Proving Inequality: Solving for x in x+3^x<4

[SebastianBS]

Find all numbers x for wich:
x+3^x&lt;4
Relevant equations
(PI) (Associative law for addition)
(P2) (Existence of an additive identity)
(P3) (Existence of additive inverses)
(P4) (Commutative law for addition)
(P5) (Associative law for multiplication)
(P6) (Existence of a multiplicative identity)
(P7) (Existence of multiplicative inverses)
(P8) (Commutative law for multiplication)
(P9) (Distributive law)
(P10) (Trichotomy law)
(P11) (Closure under addition)
(P12) (Closure under multiplication)
THEOREM l For all numbers a and b, we have
\mid{a+b}\mid\leq\mid{a}\mid+\mid{b}\mid
I tried everything I'd already done with all the other problems but I just can't figure it out. Note that what I'm afteris the prove, I know what the result is. if you want look at it:

Spoiler

x<1

Edited: sorry mark, fixed it

 

[Mark44]

Find all numbers x for wich:
x+3^x

For which numbers x does x + 3^x do what?

This isn't an equation, and it isn't an inequality (inequation is not a word), so you can't solve it for x.

What is the complete inequality?

Relevant equations
(PI) (Associative law for addition)
(P2) (Existence of an additive identity)
(P3) (Existence of additive inverses)
(P4) (Commutative law for addition)
(P5) (Associative law for multiplication)
(P6) (Existence of a multiplicative identity)
(P7) (Existence of multiplicative inverses)
(P8) (Commutative law for multiplication)
(P9) (Distributive law)
(P10) (Trichotomy law)
(P11) (Closure under addition)
(P12) (Closure under multiplication)
THEOREM l For all numbers a and b, we have
\mid{a+b}\mid\leq\mid{a}\mid+\mid{b}\mid
I tried everything I'd already done with all the other problems but I just can't figure it out. Note that what I'm afteris the prove, I know what the result is. if you want look at it:

Spoiler

x<3

 

[epenguin]

= is when it probably passes between < and > isn't it?

Seems to me you've done the most difficult part and the rest is pretty qualitative, does LHS increase, decrease...?

 

[SebastianBS]

= is when it probably passes between < and > isn't it?

Seems to me you've done the most difficult part and the rest is pretty qualitative, does LHS increase, decrease...?

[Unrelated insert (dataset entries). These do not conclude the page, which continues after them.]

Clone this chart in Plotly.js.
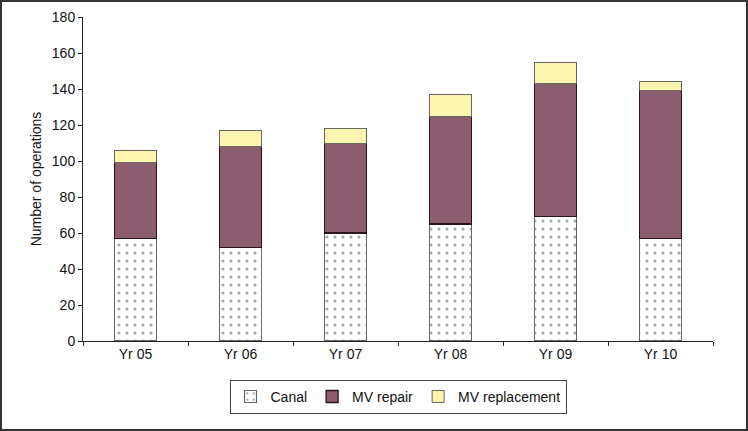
<!DOCTYPE html>
<html><head><meta charset="utf-8">
<script src="https://cdn.plot.ly/plotly-3.0.1.min.js"></script>
<style>
html,body{margin:0;padding:0;background:#fff;}
#frame{position:fixed;left:0;top:0;width:748px;height:431px;box-sizing:border-box;border:2px solid #333;pointer-events:none;z-index:10;}
</style>
</head><body>
<div id="chart" style="width:748px;height:431px;"></div>
<div id="frame"></div>
<script>
const categories = ['Yr 05','Yr 06','Yr 07','Yr 08','Yr 09','Yr 10'];
const canal = [57, 52, 60, 65, 69, 57];
const mvRepair = [42, 56, 50, 60, 74, 82];
const mvReplacement = [7, 9, 8, 12, 12, 5];

const traces = [
  {type:'bar', name:'Canal', x:categories, y:canal,
   marker:{color:'#ffffff', line:{color:'#666', width:1.2},
     pattern:{shape:'.', fgcolor:'#aaaaaa', bgcolor:'#ffffff', size:8, solidity:0.12}}},
  {type:'bar', name:'MV repair', x:categories, y:mvRepair,
   marker:{color:'#8c5d6f', line:{color:'#2a1418', width:1.3}}},
  {type:'bar', name:'MV replacement', x:categories, y:mvReplacement,
   marker:{color:'#fcf5ae', line:{color:'#666', width:1}}}
];

const layout = {
  width:748, height:431,
  margin:{l:83, r:35, t:17, b:90},
  barmode:'stack', bargap:0.6,
  paper_bgcolor:'#fff', plot_bgcolor:'#fff',
  font:{family:'Liberation Sans, Arial, sans-serif', size:14, color:'#111'},
  showlegend:true,
  legend:{orientation:'h', x:0.5, xanchor:'center', y:-0.12, yanchor:'top',
    bordercolor:'#444', borderwidth:1, font:{size:14}, traceorder:'normal',
    itemwidth:30},
  xaxis:{type:'category', showline:true, linecolor:'#222', linewidth:1,
    ticks:'outside', tickson:'boundaries', ticklen:4, tickcolor:'#222',
    showgrid:false, zeroline:false, tickfont:{size:14}},
  yaxis:{range:[0,180], dtick:20, showline:true, linecolor:'#222', linewidth:1,
    ticks:'outside', ticklen:4, tickcolor:'#222', showgrid:false, zeroline:false,
    tickfont:{size:14},
    title:{text:'Number of operations', font:{size:14}, standoff:6}}
};
Plotly.newPlot('chart', traces, layout, {displayModeBar:false, staticPlot:true});
</script>
</body></html>
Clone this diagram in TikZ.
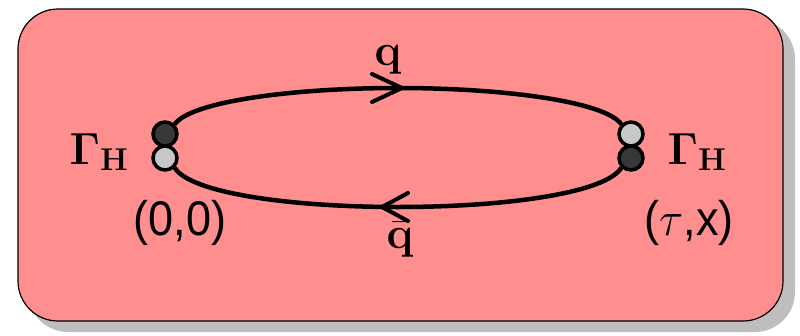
\RequirePackage{fix-cm}
\documentclass[tikz,border=0pt]{standalone}
\usepackage[no-math]{fontspec}
\setsansfont{Liberation Sans}
\usepackage{amsmath}
\definecolor{boxpink}{RGB}{255,142,142}
\definecolor{shadowgray}{RGB}{190,190,190}
\definecolor{dotdark}{RGB}{55,55,55}
\definecolor{dotlight}{RGB}{200,200,200}
\tikzset{
  dot/.style={circle, draw=black, line width=3.5pt, inner sep=0pt, minimum size=24pt},
  darkdot/.style={dot, fill=dotdark},
  lightdot/.style={dot, fill=dotlight},
  prop/.style={line width=4.5pt, black},
  chev/.style={line width=4pt, black, line cap=round},
  mathlab/.style={inner sep=0pt, font=\fontsize{45}{50}\selectfont},
  coordlab/.style={inner sep=0pt, font=\fontsize{45}{50}\selectfont\sffamily, yscale=1.08, transform shape},
}
\begin{document}
\begin{tikzpicture}[x=1pt,y=1pt]
\useasboundingbox (0,0) rectangle (800,-335);
% shadow and box
\fill[shadowgray, rounded corners=40pt] (28,-19) rectangle (795,-332);
\filldraw[fill=boxpink, draw=black, line width=1.2pt, rounded corners=40pt] (18,-9) rectangle (783,-321);
% vertices
\node[darkdot]  (Ld) at (165,-134) {};
\node[lightdot] (Ll) at (165,-158) {};
\node[lightdot] (Rl) at (631,-134) {};
\node[darkdot]  (Rd) at (631,-158) {};
% mid points of propagators
\coordinate (mtop) at (398,-88);
\coordinate (mbot) at (398,-207);
% propagators
\draw[prop] (Ld.north east) .. controls (190,-102) and (290,-88) .. (mtop)
  .. controls (506,-88) and (606,-102) .. (Rl.north west);
\draw[prop] (Ll.south east) .. controls (190,-193) and (290,-207) .. (mbot)
  .. controls (506,-207) and (606,-193) .. (Rd.south west);
% arrow chevrons
\draw[chev] ([shift={(-26,14)}]mtop) -- ([shift={(4,0)}]mtop) -- ([shift={(-26,-14)}]mtop);
\draw[chev] ([shift={(10,14)}]mbot) -- ([shift={(-16,0)}]mbot) -- ([shift={(10,-14)}]mbot);
% labels
\node[mathlab] (q) at (388,-60) {$\mathbf{q}$};
\node[mathlab] (qb) at (400,-240) {$\bar{\mathbf{q}}$};
\node[mathlab] (GL) at (99,-152) {$\mathbf{\Gamma_{H}}$};
\node[mathlab] (GR) at (697,-152) {$\mathbf{\Gamma_{H}}$};
\node[coordlab] (c0) at (180,-223) {(0,0)};
\node[coordlab] (c1) at (689,-223) {($\tau$,x)};
\end{tikzpicture}
\end{document}
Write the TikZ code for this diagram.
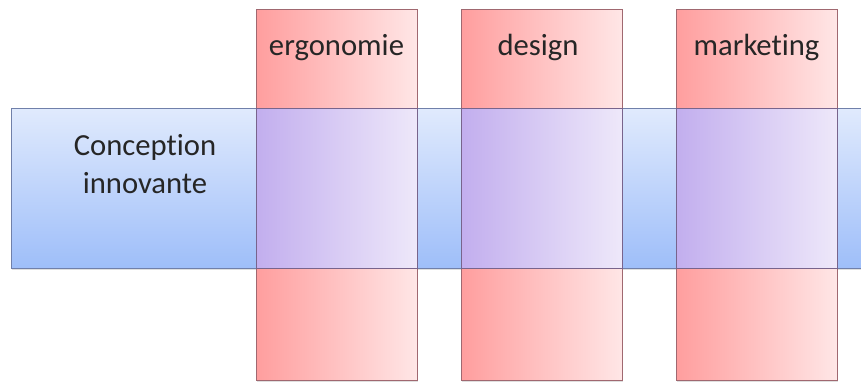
\documentclass[tikz,border=0pt]{standalone}
\usepackage{fontspec}
\setmainfont[Ligatures=NoCommon]{Carlito}
\usetikzlibrary{shadows}
\definecolor{bandTop}{RGB}{224,234,253}
\definecolor{bandBot}{RGB}{158,190,249}
\definecolor{bandLine}{RGB}{112,128,170}
\definecolor{redL}{RGB}{255,158,158}
\definecolor{redR}{RGB}{255,230,230}
\definecolor{redLine}{RGB}{160,104,112}
\definecolor{mixL}{RGB}{194,174,238}
\definecolor{mixR}{RGB}{238,232,250}
\definecolor{mixLine}{RGB}{120,100,140}
\definecolor{txt}{RGB}{38,38,38}
\tikzset{
  shade/.style={drop shadow={opacity=0.25,shadow xshift=1pt,shadow yshift=-1.2pt}},
  label/.style={inner sep=0pt,text=txt,font=\fontsize{23}{28}\selectfont}
}
\begin{document}
\begin{tikzpicture}[x=0.75pt,y=0.75pt,yscale=-1,xscale=1]
\useasboundingbox (0,0) rectangle (861,383);

%Shape: band
\draw [shade,draw=bandLine,top color=bandTop,bottom color=bandBot] (11,108.5) rectangle (866,268.5) ;

%Shape: columns
\foreach \x in {256,461,676}{
  \draw [shade,draw=redLine,left color=redL,right color=redR] (\x,9) rectangle (\x+161,380) ;
}
%Shape: overlaps
\foreach \x in {256,461,676}{
  \draw [draw=mixLine,left color=mixL,right color=mixR] (\x,108.5) rectangle (\x+161,268.5) ;
}

% Text Node
\node [label,align=center] (conc) at (145,164) {Conception\\innovante};
% Text Node
\node [label,anchor=base] (ergo) at (336.5,55) {ergonomie};
% Text Node
\node [label,anchor=base] (desi) at (538,55) {design};
% Text Node
\node [label,anchor=base] (mark) at (756.5,55) {marketing};

\end{tikzpicture}
\end{document}
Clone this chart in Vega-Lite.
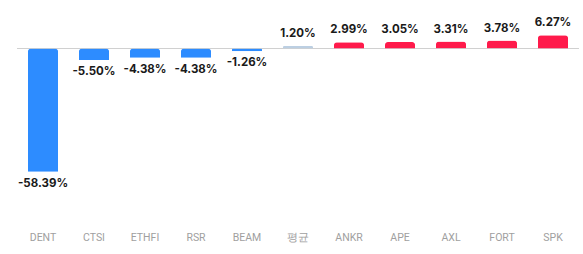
{
  "$schema": "https://vega.github.io/schema/vega-lite/v6.json",
  "width": 561,
  "height": 220,
  "autosize": {"type": "none"},
  "padding": {"left": 17.5, "top": 0, "right": 4.5, "bottom": 34},
  "background": "white",
  "config": {"view": {"stroke": null}, "font": "Roboto"},
  "data": {"values": [
    {"name": "DENT", "value": -58.39, "kind": "neg", "label": "-58.39%"},
    {"name": "CTSI", "value": -5.50, "kind": "neg", "label": "-5.50%"},
    {"name": "ETHFI", "value": -4.38, "kind": "neg", "label": "-4.38%"},
    {"name": "RSR", "value": -4.38, "kind": "neg", "label": "-4.38%"},
    {"name": "BEAM", "value": -1.26, "kind": "neg", "label": "-1.26%"},
    {"name": "평균", "value": 1.20, "kind": "avg", "label": "1.20%"},
    {"name": "ANKR", "value": 2.99, "kind": "pos", "label": "2.99%"},
    {"name": "APE", "value": 3.05, "kind": "pos", "label": "3.05%"},
    {"name": "AXL", "value": 3.31, "kind": "pos", "label": "3.31%"},
    {"name": "FORT", "value": 3.78, "kind": "pos", "label": "3.78%"},
    {"name": "SPK", "value": 6.27, "kind": "pos", "label": "6.27%"}
  ]},
  "layer": [
    {
      "mark": {"type": "rule", "color": "#d0d0d0", "strokeWidth": 1},
      "encoding": {"y": {"datum": 0, "type": "quantitative", "scale": {"domain": [-81.3, 23]}, "axis": null}}
    },
    {
      "mark": {"type": "bar", "cornerRadiusEnd": 3},
      "encoding": {
        "x": {"field": "name", "type": "nominal", "sort": null,
          "scale": {"paddingInner": 0.41, "paddingOuter": 0.205},
          "axis": {"title": null, "domain": false, "ticks": false, "labelAngle": 0, "labelPadding": 12, "labelColor": "#a0a0a0", "labelFontSize": 10.5, "labelFont": "Roboto"}},
        "y": {"field": "value", "type": "quantitative", "scale": {"domain": [-81.3, 23]}, "axis": null},
        "color": {"field": "kind", "type": "nominal", "legend": null,
          "scale": {"domain": ["neg", "avg", "pos"], "range": ["#2d8cff", "#bccfe2", "#ff1a4b"]}}
      }
    },
    {
      "transform": [{"filter": "datum.value < 0"}],
      "mark": {"type": "text", "fontSize": 11.5, "fontWeight": "bold", "color": "#1a1a1a", "font": "Inter", "baseline": "middle", "dy": 12},
      "encoding": {
        "x": {"field": "name", "type": "nominal", "sort": null},
        "y": {"field": "value", "type": "quantitative", "scale": {"domain": [-81.3, 23]}},
        "text": {"field": "label", "type": "nominal"}
      }
    },
    {
      "transform": [{"filter": "datum.value >= 0"}],
      "mark": {"type": "text", "fontSize": 11.5, "fontWeight": "bold", "color": "#1a1a1a", "font": "Inter", "baseline": "middle", "dy": -12},
      "encoding": {
        "x": {"field": "name", "type": "nominal", "sort": null},
        "y": {"field": "value", "type": "quantitative", "scale": {"domain": [-81.3, 23]}},
        "text": {"field": "label", "type": "nominal"}
      }
    }
  ]
}
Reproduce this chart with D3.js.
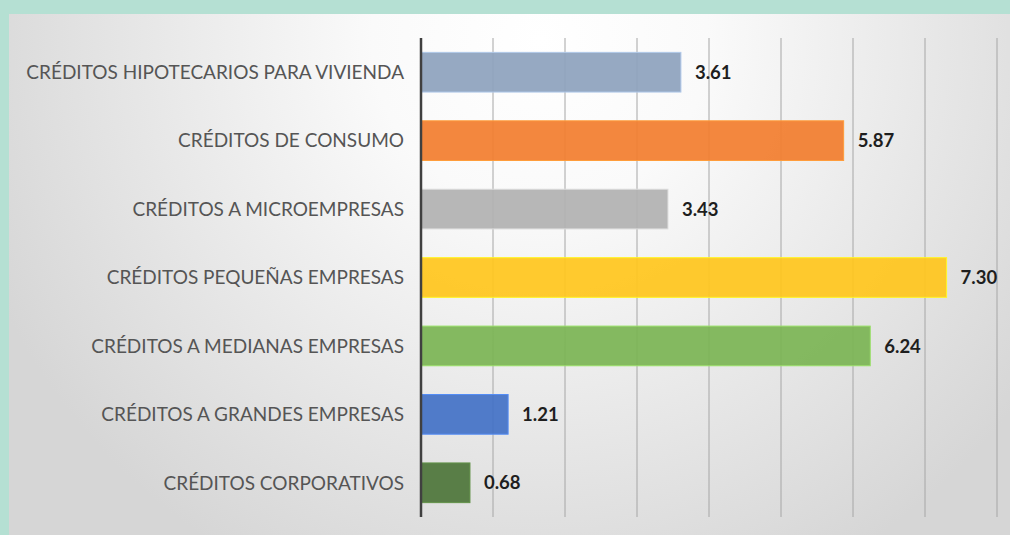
<!DOCTYPE html>
<html>
<head>
<meta charset="utf-8">
<script src="https://cdn.jsdelivr.net/npm/d3@7"></script>
<style>
  body { margin: 0; background: #b5e0d3; }
  svg { display: block; }
</style>
</head>
<body>
<div id="chart"></div>
<script>
var categories = [
  "CRÉDITOS HIPOTECARIOS PARA VIVIENDA",
  "CRÉDITOS DE CONSUMO",
  "CRÉDITOS A MICROEMPRESAS",
  "CRÉDITOS PEQUEÑAS EMPRESAS",
  "CRÉDITOS A MEDIANAS EMPRESAS",
  "CRÉDITOS A GRANDES EMPRESAS",
  "CRÉDITOS CORPORATIVOS"
];
var values = [3.61, 5.87, 3.43, 7.30, 6.24, 1.21, 0.68];
var barColors = ["#8ea2bd", "#f27e2f", "#b2b2b2", "#ffc61e", "#7cb555", "#4472c6", "#4f763b"];
var gridTicks = [1, 2, 3, 4, 5, 6, 7, 8];

var width = 1010,
    height = 535;

var svg = d3.select("#chart").append("svg")
    .attr("width", width)
    .attr("height", height);

var defs = svg.append("defs");
var grad = defs.append("radialGradient")
    .attr("id", "panelGrad")
    .attr("gradientUnits", "userSpaceOnUse")
    .attr("cx", 540).attr("cy", 40).attr("r", 600);
grad.append("stop").attr("offset", "0%").attr("stop-color", "#ffffff");
grad.append("stop").attr("offset", "28%").attr("stop-color", "#fafafa");
grad.append("stop").attr("offset", "100%").attr("stop-color", "#d6d6d6");

svg.append("rect")
    .attr("x", 9).attr("y", 14)
    .attr("width", width - 9).attr("height", height - 14)
    .attr("fill", "url(#panelGrad)");

var x = d3.scaleLinear().domain([0, 8]).range([421, 997]);
var y = d3.scaleBand().domain(categories).range([38, 517]).paddingInner(0.42).paddingOuter(0.21);

// gridlines
svg.selectAll(".grid")
    .data(gridTicks).enter().append("line")
    .attr("class", "grid")
    .attr("x1", function (d) { return x(d); })
    .attr("x2", function (d) { return x(d); })
    .attr("y1", 38).attr("y2", 517)
    .attr("stroke", "#a6a6a6")
    .attr("stroke-width", 1);

// bars
svg.selectAll(".bar")
    .data(values).enter().append("rect")
    .attr("class", "bar")
    .attr("x", x(0))
    .attr("y", function (d, i) { return y(categories[i]); })
    .attr("width", function (d) { return x(d) - x(0); })
    .attr("height", y.bandwidth())
    .attr("fill", function (d, i) { return barColors[i]; })
    .attr("fill-opacity", 0.93)
    .attr("stroke", function (d, i) { return d3.color(barColors[i]).brighter(0.6); })
    .attr("stroke-width", 1);

// axis line
svg.append("line")
    .attr("x1", x(0)).attr("x2", x(0))
    .attr("y1", 38).attr("y2", 517)
    .attr("stroke", "#404040")
    .attr("stroke-width", 2.5);

// category labels
svg.selectAll(".cat")
    .data(categories).enter().append("text")
    .attr("class", "cat")
    .attr("x", 404)
    .attr("y", function (d) { return y(d) + y.bandwidth() / 2; })
    .attr("dy", "0.36em")
    .attr("text-anchor", "end")
    .attr("font-family", "Lato, 'Open Sans', sans-serif")
    .attr("font-size", 19)
    .attr("fill", "#555555")
    .text(function (d) { return d; });

// value labels
svg.selectAll(".val")
    .data(values).enter().append("text")
    .attr("class", "val")
    .attr("x", function (d) { return x(d) + 14; })
    .attr("y", function (d, i) { return y(categories[i]) + y.bandwidth() / 2; })
    .attr("dy", "0.36em")
    .attr("font-family", "Lato, 'Open Sans', sans-serif")
    .attr("font-weight", "bold")
    .attr("font-size", 18.5)
    .attr("fill", "#1e1e1e")
    .text(function (d) { return d.toFixed(2); });
</script>
</body>
</html>
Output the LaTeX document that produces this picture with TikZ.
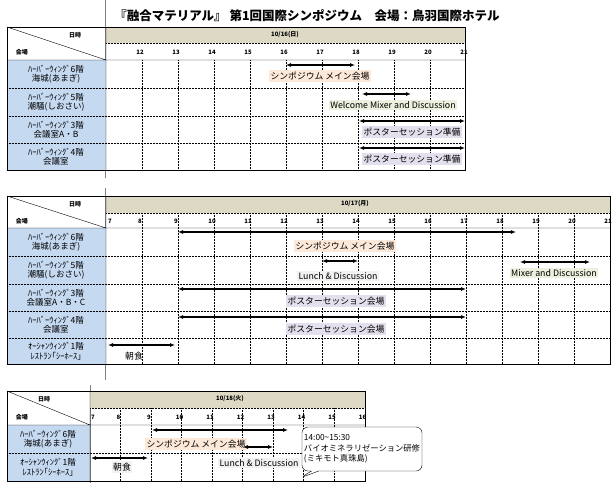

What's in OP is all the given information

 

[Mark44]

Solving x + 3^x = 4 for the exact solution is not something that is taught in precalculus courses, or even most calculus courses. About the best you can do is to get an approximate solution to x + 3^x = 4 (either graphically or by some estimation technique), and then use that to determine the interval for which x + 3^x < 4.

 

[Curious3141]

The best you can do here with elementary techniques is to sketch the curve y = x + 3^x, prove it's monotone increasing throughout, then hazard an intelligent guess that when y = 4, x = 1, which is trivially proven by substitution.

 

[epenguin]

What's in OP is all the given information

Sorry, maybe I misread your spoiler in haste or you changed it, but for x = 1

x + 3^x = 4 .

That is what I call the hard bit.

I think we have severally indicated to you the rest.

 

[SebastianBS]

This is from the first chapter of calculus by spivak, anyone who have worked with this author please explain

 

[Curious3141]

This is from the first chapter of calculus by spivak, anyone who have worked with this author please explain

Yes, the problem is in Chapter 1 (Basic Properties of Numbers), No. 4 (xii).

Everything else in No. 4 is exactly solvable, except this one. There's nothing on this in the "Answers to selected problems" section either. I'm guessing this problem was included only because it has an "obvious" solution, which can be easily proven to be unique with elementary techniques like curve-sketching, which even a beginning student of Calculus is expected to be already familiar with.